** start Dataset entries **

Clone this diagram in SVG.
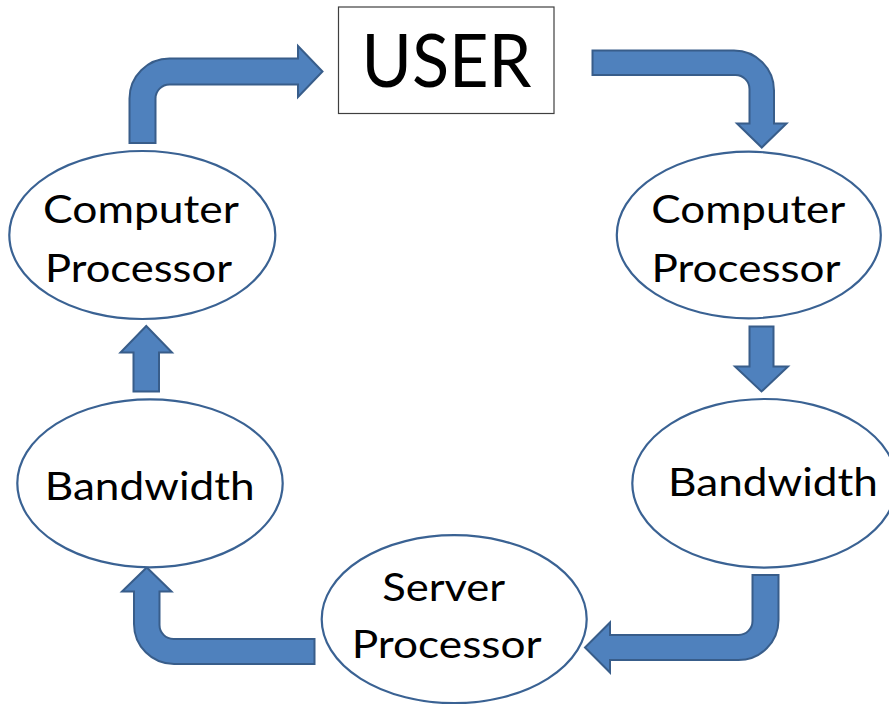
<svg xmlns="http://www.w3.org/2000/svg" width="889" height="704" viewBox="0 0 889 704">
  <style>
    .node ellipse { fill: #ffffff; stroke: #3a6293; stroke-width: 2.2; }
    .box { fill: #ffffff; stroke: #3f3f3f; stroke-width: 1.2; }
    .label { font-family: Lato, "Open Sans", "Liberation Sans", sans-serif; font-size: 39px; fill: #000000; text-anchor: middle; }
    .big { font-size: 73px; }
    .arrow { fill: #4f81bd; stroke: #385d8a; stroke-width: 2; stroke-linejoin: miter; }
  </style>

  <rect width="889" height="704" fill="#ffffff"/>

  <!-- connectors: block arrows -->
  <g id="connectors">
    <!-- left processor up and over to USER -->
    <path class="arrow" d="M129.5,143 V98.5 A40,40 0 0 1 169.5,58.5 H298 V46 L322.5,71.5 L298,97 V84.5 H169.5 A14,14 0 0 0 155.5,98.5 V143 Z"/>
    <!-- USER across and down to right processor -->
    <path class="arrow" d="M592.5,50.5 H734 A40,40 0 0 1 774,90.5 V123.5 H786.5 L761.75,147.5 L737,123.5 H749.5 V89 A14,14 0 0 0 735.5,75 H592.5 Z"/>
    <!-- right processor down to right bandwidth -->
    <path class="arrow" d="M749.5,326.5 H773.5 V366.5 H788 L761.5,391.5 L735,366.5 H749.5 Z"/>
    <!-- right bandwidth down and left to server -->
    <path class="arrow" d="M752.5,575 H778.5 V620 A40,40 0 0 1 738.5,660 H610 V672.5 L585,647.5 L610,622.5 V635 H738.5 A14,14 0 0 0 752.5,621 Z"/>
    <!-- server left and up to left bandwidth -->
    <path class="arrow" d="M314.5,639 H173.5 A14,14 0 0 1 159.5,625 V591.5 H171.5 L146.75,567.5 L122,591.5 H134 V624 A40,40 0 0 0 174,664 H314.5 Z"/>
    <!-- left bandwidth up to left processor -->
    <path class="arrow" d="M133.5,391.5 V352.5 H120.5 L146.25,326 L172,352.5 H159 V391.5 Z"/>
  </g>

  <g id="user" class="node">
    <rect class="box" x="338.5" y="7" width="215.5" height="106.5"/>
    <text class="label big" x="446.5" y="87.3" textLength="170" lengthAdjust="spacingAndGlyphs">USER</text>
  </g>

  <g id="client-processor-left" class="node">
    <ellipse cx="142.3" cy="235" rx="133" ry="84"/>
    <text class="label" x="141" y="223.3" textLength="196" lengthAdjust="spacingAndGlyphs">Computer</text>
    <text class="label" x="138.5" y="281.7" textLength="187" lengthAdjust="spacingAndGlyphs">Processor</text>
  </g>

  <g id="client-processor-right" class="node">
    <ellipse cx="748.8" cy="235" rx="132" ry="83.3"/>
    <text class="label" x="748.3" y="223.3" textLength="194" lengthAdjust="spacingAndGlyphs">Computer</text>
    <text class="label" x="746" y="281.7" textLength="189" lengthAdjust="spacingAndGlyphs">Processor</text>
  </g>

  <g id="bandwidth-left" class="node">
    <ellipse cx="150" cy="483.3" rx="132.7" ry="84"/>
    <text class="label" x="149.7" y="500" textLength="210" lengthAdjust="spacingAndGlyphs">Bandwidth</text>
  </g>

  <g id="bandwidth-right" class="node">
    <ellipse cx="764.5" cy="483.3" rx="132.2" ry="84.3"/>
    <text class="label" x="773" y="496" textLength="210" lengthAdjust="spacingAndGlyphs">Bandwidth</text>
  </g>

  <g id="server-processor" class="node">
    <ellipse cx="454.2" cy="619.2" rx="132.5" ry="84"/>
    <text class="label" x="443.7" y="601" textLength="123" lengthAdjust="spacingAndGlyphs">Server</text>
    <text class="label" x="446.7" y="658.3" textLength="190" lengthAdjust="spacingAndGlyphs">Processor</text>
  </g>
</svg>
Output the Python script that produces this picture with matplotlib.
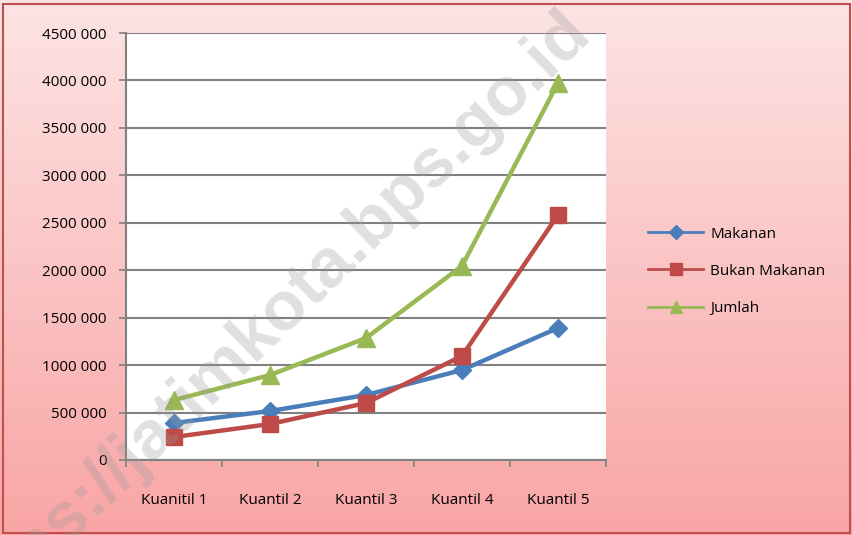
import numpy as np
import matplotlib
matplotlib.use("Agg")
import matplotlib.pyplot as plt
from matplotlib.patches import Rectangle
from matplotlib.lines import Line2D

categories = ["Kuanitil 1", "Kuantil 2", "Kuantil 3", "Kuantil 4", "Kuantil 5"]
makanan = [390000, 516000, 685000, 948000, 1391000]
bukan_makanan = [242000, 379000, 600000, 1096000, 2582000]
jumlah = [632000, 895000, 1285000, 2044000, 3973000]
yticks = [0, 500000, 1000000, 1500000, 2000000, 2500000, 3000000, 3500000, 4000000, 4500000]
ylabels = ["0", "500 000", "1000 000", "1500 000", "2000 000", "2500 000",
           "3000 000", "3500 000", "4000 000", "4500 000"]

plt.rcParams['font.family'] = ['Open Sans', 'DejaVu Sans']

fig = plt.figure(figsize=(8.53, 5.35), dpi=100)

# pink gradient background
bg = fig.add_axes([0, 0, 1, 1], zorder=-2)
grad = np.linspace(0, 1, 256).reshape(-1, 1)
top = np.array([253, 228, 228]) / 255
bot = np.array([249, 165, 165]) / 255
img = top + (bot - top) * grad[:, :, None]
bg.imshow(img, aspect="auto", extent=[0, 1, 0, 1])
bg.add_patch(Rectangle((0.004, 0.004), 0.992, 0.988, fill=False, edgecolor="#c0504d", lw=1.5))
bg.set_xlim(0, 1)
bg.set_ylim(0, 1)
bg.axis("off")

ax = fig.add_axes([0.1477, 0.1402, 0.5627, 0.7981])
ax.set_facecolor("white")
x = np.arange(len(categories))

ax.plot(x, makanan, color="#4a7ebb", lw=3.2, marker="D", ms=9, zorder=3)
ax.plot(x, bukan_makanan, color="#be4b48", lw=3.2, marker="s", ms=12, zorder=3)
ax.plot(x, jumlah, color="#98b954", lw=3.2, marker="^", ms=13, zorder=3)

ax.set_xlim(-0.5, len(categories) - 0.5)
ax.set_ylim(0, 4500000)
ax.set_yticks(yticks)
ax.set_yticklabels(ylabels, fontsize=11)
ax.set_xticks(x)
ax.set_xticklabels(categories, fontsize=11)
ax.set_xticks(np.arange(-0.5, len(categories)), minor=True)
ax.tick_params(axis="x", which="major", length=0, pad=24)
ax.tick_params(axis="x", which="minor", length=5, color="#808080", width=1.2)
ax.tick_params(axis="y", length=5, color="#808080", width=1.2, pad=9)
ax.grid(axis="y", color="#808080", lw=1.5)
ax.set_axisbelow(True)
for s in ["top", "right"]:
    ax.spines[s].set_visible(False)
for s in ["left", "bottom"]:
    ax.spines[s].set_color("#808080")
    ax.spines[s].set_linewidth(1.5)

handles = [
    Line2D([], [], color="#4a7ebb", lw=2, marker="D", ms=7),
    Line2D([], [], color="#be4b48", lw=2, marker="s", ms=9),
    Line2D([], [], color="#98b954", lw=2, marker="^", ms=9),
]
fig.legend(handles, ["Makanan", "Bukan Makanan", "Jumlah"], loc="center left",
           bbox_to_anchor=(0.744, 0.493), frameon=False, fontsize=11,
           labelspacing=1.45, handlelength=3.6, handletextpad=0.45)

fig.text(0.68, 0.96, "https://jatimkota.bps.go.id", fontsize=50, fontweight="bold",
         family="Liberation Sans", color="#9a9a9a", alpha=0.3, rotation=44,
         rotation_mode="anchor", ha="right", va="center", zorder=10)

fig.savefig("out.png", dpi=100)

** end Dataset entries **

Reproduce the material above in full, exactly, with no images.

Clone this diagram in SVG.
<svg xmlns="http://www.w3.org/2000/svg" width="889" height="704" viewBox="0 0 889 704">
  <style>
    .node ellipse { fill: #ffffff; stroke: #3a6293; stroke-width: 2.2; }
    .box { fill: #ffffff; stroke: #3f3f3f; stroke-width: 1.2; }
    .label { font-family: Lato, "Open Sans", "Liberation Sans", sans-serif; font-size: 39px; fill: #000000; text-anchor: middle; }
    .big { font-size: 73px; }
    .arrow { fill: #4f81bd; stroke: #385d8a; stroke-width: 2; stroke-linejoin: miter; }
  </style>

  <rect width="889" height="704" fill="#ffffff"/>

  <!-- connectors: block arrows -->
  <g id="connectors">
    <!-- left processor up and over to USER -->
    <path class="arrow" d="M129.5,143 V98.5 A40,40 0 0 1 169.5,58.5 H298 V46 L322.5,71.5 L298,97 V84.5 H169.5 A14,14 0 0 0 155.5,98.5 V143 Z"/>
    <!-- USER across and down to right processor -->
    <path class="arrow" d="M592.5,50.5 H734 A40,40 0 0 1 774,90.5 V123.5 H786.5 L761.75,147.5 L737,123.5 H749.5 V89 A14,14 0 0 0 735.5,75 H592.5 Z"/>
    <!-- right processor down to right bandwidth -->
    <path class="arrow" d="M749.5,326.5 H773.5 V366.5 H788 L761.5,391.5 L735,366.5 H749.5 Z"/>
    <!-- right bandwidth down and left to server -->
    <path class="arrow" d="M752.5,575 H778.5 V620 A40,40 0 0 1 738.5,660 H610 V672.5 L585,647.5 L610,622.5 V635 H738.5 A14,14 0 0 0 752.5,621 Z"/>
    <!-- server left and up to left bandwidth -->
    <path class="arrow" d="M314.5,639 H173.5 A14,14 0 0 1 159.5,625 V591.5 H171.5 L146.75,567.5 L122,591.5 H134 V624 A40,40 0 0 0 174,664 H314.5 Z"/>
    <!-- left bandwidth up to left processor -->
    <path class="arrow" d="M133.5,391.5 V352.5 H120.5 L146.25,326 L172,352.5 H159 V391.5 Z"/>
  </g>

  <g id="user" class="node">
    <rect class="box" x="338.5" y="7" width="215.5" height="106.5"/>
    <text class="label big" x="446.5" y="87.3" textLength="170" lengthAdjust="spacingAndGlyphs">USER</text>
  </g>

  <g id="client-processor-left" class="node">
    <ellipse cx="142.3" cy="235" rx="133" ry="84"/>
    <text class="label" x="141" y="223.3" textLength="196" lengthAdjust="spacingAndGlyphs">Computer</text>
    <text class="label" x="138.5" y="281.7" textLength="187" lengthAdjust="spacingAndGlyphs">Processor</text>
  </g>

  <g id="client-processor-right" class="node">
    <ellipse cx="748.8" cy="235" rx="132" ry="83.3"/>
    <text class="label" x="748.3" y="223.3" textLength="194" lengthAdjust="spacingAndGlyphs">Computer</text>
    <text class="label" x="746" y="281.7" textLength="189" lengthAdjust="spacingAndGlyphs">Processor</text>
  </g>

  <g id="bandwidth-left" class="node">
    <ellipse cx="150" cy="483.3" rx="132.7" ry="84"/>
    <text class="label" x="149.7" y="500" textLength="210" lengthAdjust="spacingAndGlyphs">Bandwidth</text>
  </g>

  <g id="bandwidth-right" class="node">
    <ellipse cx="764.5" cy="483.3" rx="132.2" ry="84.3"/>
    <text class="label" x="773" y="496" textLength="210" lengthAdjust="spacingAndGlyphs">Bandwidth</text>
  </g>

  <g id="server-processor" class="node">
    <ellipse cx="454.2" cy="619.2" rx="132.5" ry="84"/>
    <text class="label" x="443.7" y="601" textLength="123" lengthAdjust="spacingAndGlyphs">Server</text>
    <text class="label" x="446.7" y="658.3" textLength="190" lengthAdjust="spacingAndGlyphs">Processor</text>
  </g>
</svg>
Output the Python script that produces this picture with matplotlib.
import numpy as np
import matplotlib
matplotlib.use("Agg")
import matplotlib.pyplot as plt
from matplotlib.patches import Rectangle
from matplotlib.lines import Line2D

categories = ["Kuanitil 1", "Kuantil 2", "Kuantil 3", "Kuantil 4", "Kuantil 5"]
makanan = [390000, 516000, 685000, 948000, 1391000]
bukan_makanan = [242000, 379000, 600000, 1096000, 2582000]
jumlah = [632000, 895000, 1285000, 2044000, 3973000]
yticks = [0, 500000, 1000000, 1500000, 2000000, 2500000, 3000000, 3500000, 4000000, 4500000]
ylabels = ["0", "500 000", "1000 000", "1500 000", "2000 000", "2500 000",
           "3000 000", "3500 000", "4000 000", "4500 000"]

plt.rcParams['font.family'] = ['Open Sans', 'DejaVu Sans']

fig = plt.figure(figsize=(8.53, 5.35), dpi=100)

# pink gradient background
bg = fig.add_axes([0, 0, 1, 1], zorder=-2)
grad = np.linspace(0, 1, 256).reshape(-1, 1)
top = np.array([253, 228, 228]) / 255
bot = np.array([249, 165, 165]) / 255
img = top + (bot - top) * grad[:, :, None]
bg.imshow(img, aspect="auto", extent=[0, 1, 0, 1])
bg.add_patch(Rectangle((0.004, 0.004), 0.992, 0.988, fill=False, edgecolor="#c0504d", lw=1.5))
bg.set_xlim(0, 1)
bg.set_ylim(0, 1)
bg.axis("off")

ax = fig.add_axes([0.1477, 0.1402, 0.5627, 0.7981])
ax.set_facecolor("white")
x = np.arange(len(categories))

ax.plot(x, makanan, color="#4a7ebb", lw=3.2, marker="D", ms=9, zorder=3)
ax.plot(x, bukan_makanan, color="#be4b48", lw=3.2, marker="s", ms=12, zorder=3)
ax.plot(x, jumlah, color="#98b954", lw=3.2, marker="^", ms=13, zorder=3)

ax.set_xlim(-0.5, len(categories) - 0.5)
ax.set_ylim(0, 4500000)
ax.set_yticks(yticks)
ax.set_yticklabels(ylabels, fontsize=11)
ax.set_xticks(x)
ax.set_xticklabels(categories, fontsize=11)
ax.set_xticks(np.arange(-0.5, len(categories)), minor=True)
ax.tick_params(axis="x", which="major", length=0, pad=24)
ax.tick_params(axis="x", which="minor", length=5, color="#808080", width=1.2)
ax.tick_params(axis="y", length=5, color="#808080", width=1.2, pad=9)
ax.grid(axis="y", color="#808080", lw=1.5)
ax.set_axisbelow(True)
for s in ["top", "right"]:
    ax.spines[s].set_visible(False)
for s in ["left", "bottom"]:
    ax.spines[s].set_color("#808080")
    ax.spines[s].set_linewidth(1.5)

handles = [
    Line2D([], [], color="#4a7ebb", lw=2, marker="D", ms=7),
    Line2D([], [], color="#be4b48", lw=2, marker="s", ms=9),
    Line2D([], [], color="#98b954", lw=2, marker="^", ms=9),
]
fig.legend(handles, ["Makanan", "Bukan Makanan", "Jumlah"], loc="center left",
           bbox_to_anchor=(0.744, 0.493), frameon=False, fontsize=11,
           labelspacing=1.45, handlelength=3.6, handletextpad=0.45)

fig.text(0.68, 0.96, "https://jatimkota.bps.go.id", fontsize=50, fontweight="bold",
         family="Liberation Sans", color="#9a9a9a", alpha=0.3, rotation=44,
         rotation_mode="anchor", ha="right", va="center", zorder=10)

fig.savefig("out.png", dpi=100)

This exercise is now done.